Managing Professional Learning and Development in Secondary Schools

Managing Professional Learning and Development in ...
01 May 2009

Teaching is a complex and demanding profession. Teachers require high quality support and training throughout their careers to ensure they have the strategies and skills to meet the needs of learners. Professional learning and development (PLD) is central to maintaining and improving teacher quality.

This is one of two national reports by the Education Review Office (ERO) on how well schools manage teachers’ PLD. This one is about PLD in secondary schools and the other is on primary schools.

PLD refers to all the formal and informal processes used to improve the knowledge and practice of teachers. It includes more formal and specifically structured courses and initiatives as well as less formal collaboration and discussion between colleagues. The central purposes of professional learning and development are to improve the quality of teaching and to improve student outcomes.

While many different forms of training and development are undertaken by teachers, (including training to update curriculum knowledge or to develop particular pedagogical and technical skills), improving what happens in the classroom is the dominant rationale for PLD.
This report discusses how well secondary schools:

  • plan for PLD;
  • build a culture in which teachers learn and develop; and
  • monitor the effectiveness of teachers’ learning and development.

The report discusses the impact that schools achieve through their PLD programmes and some of the challenges for managing these programmes effectively. It also has an analysis of the levels of spending on PLD by secondary schools of different decile, location and size.

Schools fall into three categories of effectiveness. Of the 44 secondary schools in the evaluation 27 percent were in the most effective group. These schools managed their PLD well. They had a strong focus on improving student achievement and they had implemented effective school-wide development initiatives. Their strategic frameworks for PLD were understood and there was useful collaboration among staff. PLD at these schools contributed to better teaching and improvements in student achievement.

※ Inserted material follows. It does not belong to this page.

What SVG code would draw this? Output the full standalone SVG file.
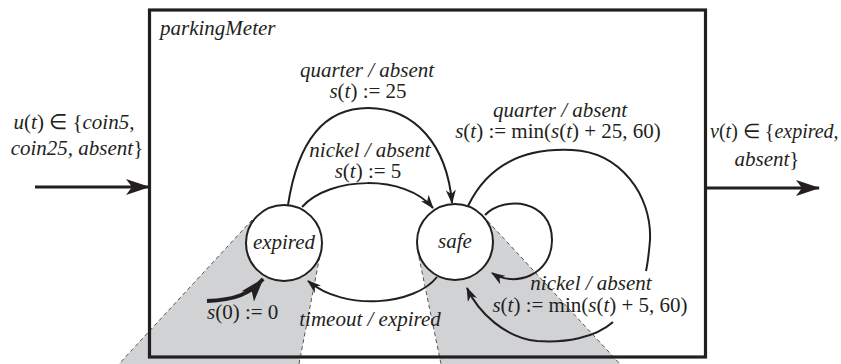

The second group included 30 percent of the schools. Aspects of their PLD were managed effectively but at least one significant area of their performance needed strengthening. This could be in their planning, their culture, their monitoring and/or their evaluation practice. PLD at these schools was not consistently making a significant impact on student learning.

Forty-three percent of the schools made up the third group. These schools demonstrated the least effective management of their PLD. There were significant weaknesses in the way they managed their teachers’ PLD. In most of these schools ERO found only a few instances where PLD had improved the quality of teaching and student achievement outcomes.

An important feature of this third group was the emphasis placed on attendance at one-day courses and teacher conferences, usually at the expense of school-wide PLD. While almost all schools included short courses in their PLD mix, an over-reliance on such activities meant that these schools did not develop robust school-wide approaches to PLD and spent more on average per teacher than the other two groups of secondary schools, where PLD was managed more effectively.

The report includes case studies that describe how eight different schools have managed their PLD. Four of these had effective management strategies and the other four were less effective. The different approaches taken by these schools have been presented to help staff in other schools reflect on how professional learning and development can best be managed in their situation. The report also includes a series of self-review questions on PLD. These can be used for reflection by senior leaders and at departmental level.

If the purposes of professional learning and development are to improve the quality of teaching and to improve student outcomes, self review is a critical element in determining the effectiveness of school and teacher practice in PLD. Schools with good systems to manage PLD can demonstrate the impact their programmes are having on improved teacher practice and student outcomes. However, variability in the quality of PLD management signals a place for guidelines to support schools in managing their PLD programmes.